-- Start of Data provided --

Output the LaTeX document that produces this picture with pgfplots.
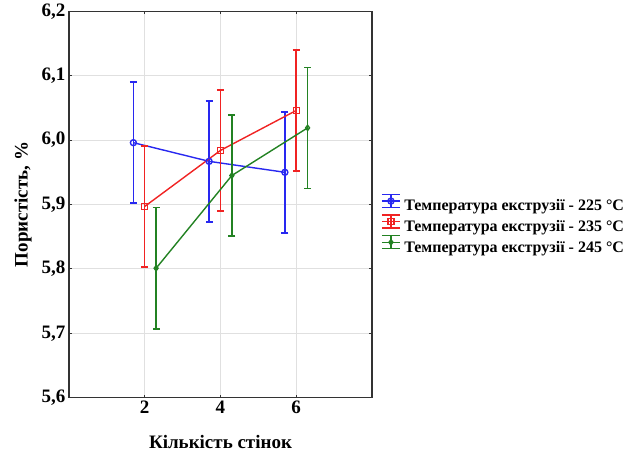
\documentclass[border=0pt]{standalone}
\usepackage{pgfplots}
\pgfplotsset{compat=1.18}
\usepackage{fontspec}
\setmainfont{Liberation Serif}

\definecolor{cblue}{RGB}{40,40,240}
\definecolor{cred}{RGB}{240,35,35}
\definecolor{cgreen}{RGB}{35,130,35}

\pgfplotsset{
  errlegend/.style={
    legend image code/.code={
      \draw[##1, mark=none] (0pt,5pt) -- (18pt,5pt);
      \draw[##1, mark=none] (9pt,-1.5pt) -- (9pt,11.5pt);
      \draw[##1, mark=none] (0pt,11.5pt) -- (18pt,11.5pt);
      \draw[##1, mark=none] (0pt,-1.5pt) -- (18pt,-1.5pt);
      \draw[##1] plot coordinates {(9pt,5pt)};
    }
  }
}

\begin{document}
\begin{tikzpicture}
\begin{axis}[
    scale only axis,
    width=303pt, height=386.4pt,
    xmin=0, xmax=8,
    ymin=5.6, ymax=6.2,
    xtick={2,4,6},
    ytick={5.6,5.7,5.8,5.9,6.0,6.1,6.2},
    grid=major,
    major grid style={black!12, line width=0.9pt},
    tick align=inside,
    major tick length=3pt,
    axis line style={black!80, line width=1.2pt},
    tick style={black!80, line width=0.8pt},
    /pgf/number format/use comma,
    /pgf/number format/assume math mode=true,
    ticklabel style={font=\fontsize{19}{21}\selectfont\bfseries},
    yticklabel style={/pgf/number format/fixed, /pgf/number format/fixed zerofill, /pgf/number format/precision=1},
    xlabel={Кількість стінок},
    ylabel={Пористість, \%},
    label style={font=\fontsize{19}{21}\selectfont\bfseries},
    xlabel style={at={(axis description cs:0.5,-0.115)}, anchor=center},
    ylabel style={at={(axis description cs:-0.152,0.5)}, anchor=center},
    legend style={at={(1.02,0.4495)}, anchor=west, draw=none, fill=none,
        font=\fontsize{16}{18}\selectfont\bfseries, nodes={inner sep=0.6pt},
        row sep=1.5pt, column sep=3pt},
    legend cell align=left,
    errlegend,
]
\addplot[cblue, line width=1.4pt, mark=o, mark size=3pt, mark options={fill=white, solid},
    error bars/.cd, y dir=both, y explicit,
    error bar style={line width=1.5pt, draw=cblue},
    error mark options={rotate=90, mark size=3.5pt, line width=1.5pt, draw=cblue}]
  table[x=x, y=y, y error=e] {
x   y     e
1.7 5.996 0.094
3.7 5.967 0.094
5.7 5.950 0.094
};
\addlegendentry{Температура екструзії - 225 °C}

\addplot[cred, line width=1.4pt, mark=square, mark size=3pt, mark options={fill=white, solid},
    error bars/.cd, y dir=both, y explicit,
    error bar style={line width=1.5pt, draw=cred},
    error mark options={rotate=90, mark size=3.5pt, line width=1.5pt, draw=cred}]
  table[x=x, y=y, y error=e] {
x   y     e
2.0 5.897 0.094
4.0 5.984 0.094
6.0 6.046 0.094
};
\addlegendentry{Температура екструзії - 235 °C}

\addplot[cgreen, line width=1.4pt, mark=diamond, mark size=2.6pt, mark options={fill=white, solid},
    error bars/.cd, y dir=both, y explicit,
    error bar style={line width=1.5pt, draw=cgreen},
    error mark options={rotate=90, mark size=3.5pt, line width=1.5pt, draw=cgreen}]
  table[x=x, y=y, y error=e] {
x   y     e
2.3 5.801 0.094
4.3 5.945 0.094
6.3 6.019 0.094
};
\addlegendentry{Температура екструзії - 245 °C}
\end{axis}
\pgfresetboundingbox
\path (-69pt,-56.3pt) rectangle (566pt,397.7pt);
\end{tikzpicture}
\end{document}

-- End of Data provided --

**Objective**: In this exercise, set down all of the data exactly, without the pictures.

**Completed exercise**:
Output the LaTeX document that produces this picture with pgfplots.
\documentclass[border=0pt]{standalone}
\usepackage{pgfplots}
\pgfplotsset{compat=1.18}
\usepackage{fontspec}
\setmainfont{Liberation Serif}

\definecolor{cblue}{RGB}{40,40,240}
\definecolor{cred}{RGB}{240,35,35}
\definecolor{cgreen}{RGB}{35,130,35}

\pgfplotsset{
  errlegend/.style={
    legend image code/.code={
      \draw[##1, mark=none] (0pt,5pt) -- (18pt,5pt);
      \draw[##1, mark=none] (9pt,-1.5pt) -- (9pt,11.5pt);
      \draw[##1, mark=none] (0pt,11.5pt) -- (18pt,11.5pt);
      \draw[##1, mark=none] (0pt,-1.5pt) -- (18pt,-1.5pt);
      \draw[##1] plot coordinates {(9pt,5pt)};
    }
  }
}

\begin{document}
\begin{tikzpicture}
\begin{axis}[
    scale only axis,
    width=303pt, height=386.4pt,
    xmin=0, xmax=8,
    ymin=5.6, ymax=6.2,
    xtick={2,4,6},
    ytick={5.6,5.7,5.8,5.9,6.0,6.1,6.2},
    grid=major,
    major grid style={black!12, line width=0.9pt},
    tick align=inside,
    major tick length=3pt,
    axis line style={black!80, line width=1.2pt},
    tick style={black!80, line width=0.8pt},
    /pgf/number format/use comma,
    /pgf/number format/assume math mode=true,
    ticklabel style={font=\fontsize{19}{21}\selectfont\bfseries},
    yticklabel style={/pgf/number format/fixed, /pgf/number format/fixed zerofill, /pgf/number format/precision=1},
    xlabel={Кількість стінок},
    ylabel={Пористість, \%},
    label style={font=\fontsize{19}{21}\selectfont\bfseries},
    xlabel style={at={(axis description cs:0.5,-0.115)}, anchor=center},
    ylabel style={at={(axis description cs:-0.152,0.5)}, anchor=center},
    legend style={at={(1.02,0.4495)}, anchor=west, draw=none, fill=none,
        font=\fontsize{16}{18}\selectfont\bfseries, nodes={inner sep=0.6pt},
        row sep=1.5pt, column sep=3pt},
    legend cell align=left,
    errlegend,
]
\addplot[cblue, line width=1.4pt, mark=o, mark size=3pt, mark options={fill=white, solid},
    error bars/.cd, y dir=both, y explicit,
    error bar style={line width=1.5pt, draw=cblue},
    error mark options={rotate=90, mark size=3.5pt, line width=1.5pt, draw=cblue}]
  table[x=x, y=y, y error=e] {
x   y     e
1.7 5.996 0.094
3.7 5.967 0.094
5.7 5.950 0.094
};
\addlegendentry{Температура екструзії - 225 °C}

\addplot[cred, line width=1.4pt, mark=square, mark size=3pt, mark options={fill=white, solid},
    error bars/.cd, y dir=both, y explicit,
    error bar style={line width=1.5pt, draw=cred},
    error mark options={rotate=90, mark size=3.5pt, line width=1.5pt, draw=cred}]
  table[x=x, y=y, y error=e] {
x   y     e
2.0 5.897 0.094
4.0 5.984 0.094
6.0 6.046 0.094
};
\addlegendentry{Температура екструзії - 235 °C}

\addplot[cgreen, line width=1.4pt, mark=diamond, mark size=2.6pt, mark options={fill=white, solid},
    error bars/.cd, y dir=both, y explicit,
    error bar style={line width=1.5pt, draw=cgreen},
    error mark options={rotate=90, mark size=3.5pt, line width=1.5pt, draw=cgreen}]
  table[x=x, y=y, y error=e] {
x   y     e
2.3 5.801 0.094
4.3 5.945 0.094
6.3 6.019 0.094
};
\addlegendentry{Температура екструзії - 245 °C}
\end{axis}
\pgfresetboundingbox
\path (-69pt,-56.3pt) rectangle (566pt,397.7pt);
\end{tikzpicture}
\end{document}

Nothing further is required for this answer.